Your task – Copy exactly the lines from the start of the material through the line with "plt.rcParams['font.weight'] = 'bold'". Pictures stay out of the copy.

begin Data excerpt

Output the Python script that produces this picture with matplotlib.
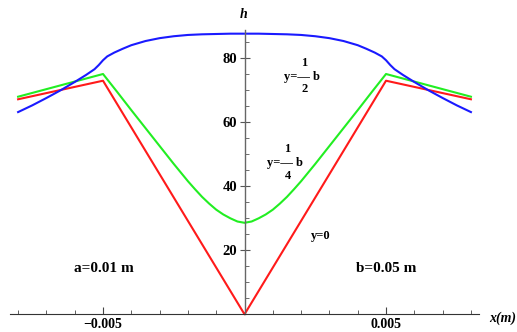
import numpy as np
import matplotlib.pyplot as plt
from matplotlib.ticker import FixedLocator, MultipleLocator

plt.rcParams['font.family'] = 'Liberation Serif'
plt.rcParams['font.weight'] = 'bold'

# x positions in m, h values
x_blue = np.array([-8.0, -7.5, -7.0, -6.5, -6.0, -5.6, -5.3, -5.15, -5.0, -4.85, -4.6, -4.3,
                   -4.0, -3.5, -3.0, -2.5, -2.0, -1.5, -1.0, -0.5, 0.0,
                   0.5, 1.0, 1.5, 2.0, 2.5, 3.0, 3.5, 4.0, 4.3, 4.6, 4.85, 5.0,
                   5.15, 5.3, 5.6, 6.0, 6.5, 7.0, 7.5, 8.0]) * 1e-3
h_blue = [63.2, 65.3, 67.6, 70.0, 72.6, 74.8, 76.6, 77.9, 79.4, 80.6, 81.8, 83.0,
          84.1, 85.4, 86.3, 86.9, 87.3, 87.5, 87.6, 87.7, 87.7,
          87.7, 87.6, 87.5, 87.3, 86.9, 86.3, 85.4, 84.1, 83.0, 81.8, 80.6, 79.4,
          77.9, 76.6, 74.8, 72.6, 70.0, 67.6, 65.3, 63.2]

x_green = np.array([-8.0, -5.0, -4.5, -4.0, -3.5, -3.0, -2.5, -2.0, -1.75, -1.5, -1.25, -1.0,
                    -0.75, -0.5, -0.25, 0.0,
                    0.25, 0.5, 0.75, 1.0, 1.25, 1.5, 1.75, 2.0, 2.5, 3.0, 3.5, 4.0, 4.5,
                    5.0, 8.0]) * 1e-3
h_green = [68.0, 75.1, 69.5, 63.8, 58.2, 52.6, 47.0, 41.6, 39.1, 36.7, 34.6, 32.7,
           31.2, 30.0, 29.0, 28.6,
           29.0, 30.0, 31.2, 32.7, 34.6, 36.7, 39.1, 41.6, 47.0, 52.6, 58.2, 63.8, 69.5,
           75.1, 68.0]

x_red = np.array([-8.0, -5.0, 0.0, 5.0, 8.0]) * 1e-3
h_red = [67.2, 73.0, 0.0, 73.0, 67.2]

xticks = [-0.005, 0.005]
xtick_labels = ['\u22120.005', '0.005']
yticks = [20, 40, 60, 80]

fig = plt.figure(figsize=(5.17, 3.32), dpi=100)
ax = fig.add_axes([0.0186, 0.0533, 0.9087, 0.8578])

ax.plot(x_red, h_red, color='#ff1a1a', linewidth=1.5, clip_on=False)
ax.plot(x_green, h_green, color='#22ee22', linewidth=1.5, clip_on=False)
ax.plot(x_blue, h_blue, color='#1a1aff', linewidth=1.5, clip_on=False)

ax.set_xlim(-0.0083, 0.0083)
ax.set_ylim(0, 89)

for s in ['top', 'right']:
    ax.spines[s].set_visible(False)
ax.spines['left'].set_position(('data', 0))
ax.spines['bottom'].set_position(('data', 0))
ax.spines['left'].set_color('#666666')
ax.spines['bottom'].set_color('#333333')
ax.spines['left'].set_linewidth(1.0)
ax.spines['bottom'].set_linewidth(0.8)

ax.xaxis.set_major_locator(FixedLocator(xticks))
ax.set_xticklabels(xtick_labels)
ax.xaxis.set_minor_locator(FixedLocator([v * 1e-3 for v in [-8, -7, -6, -4, -3, -2, -1, 1, 2, 3, 4, 6, 7, 8]]))
ax.yaxis.set_major_locator(FixedLocator(yticks))
ax.yaxis.set_minor_locator(MultipleLocator(5))

ax.tick_params(axis='x', which='major', direction='in', length=5, width=0.8, color='#444444',
               labelsize=10, pad=3)
ax.tick_params(axis='x', which='minor', direction='in', length=3, width=0.6, color='#444444')
ax.tick_params(axis='y', which='major', direction='inout', length=7, width=0.8, color='#555555',
               labelsize=10.5, pad=2)
ax.tick_params(axis='y', which='minor', direction='in', length=3, width=0.6, color='#555555')
for lab in ax.get_xticklabels() + ax.get_yticklabels():
    lab.set_fontweight('bold')

# axis labels
fig.text(244 / 517, 1 - 15 / 332, 'h', fontsize=10, style='italic', fontweight='bold',
         ha='center', va='center')
fig.text(503 / 517, 1 - 318 / 332, 'x(m)', fontsize=10, style='italic', fontweight='bold',
         ha='center', va='center')

# annotations
def px(x, y, s, size, **kw):
    fig.text(x / 517, 1 - y / 332, s, fontsize=size, fontweight='bold',
             ha='center', va='center', **kw)

px(104, 268, 'a=0.01 m', 11)
px(386, 268, 'b=0.05 m', 11)
px(321, 236, 'y=0', 9)

px(304.5, 62.5, '1', 9)
px(301.5, 77, 'y=\u2014 b', 9)
px(305, 89.5, '2', 9)

px(287.5, 148.5, '1', 9)
px(284.5, 163, 'y=\u2014 b', 9)
px(288, 176, '4', 9)

fig.savefig('out.png', dpi=100)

end Data excerpt

The solution –
Output the Python script that produces this picture with matplotlib.
import numpy as np
import matplotlib.pyplot as plt
from matplotlib.ticker import FixedLocator, MultipleLocator

plt.rcParams['font.family'] = 'Liberation Serif'
plt.rcParams['font.weight'] = 'bold'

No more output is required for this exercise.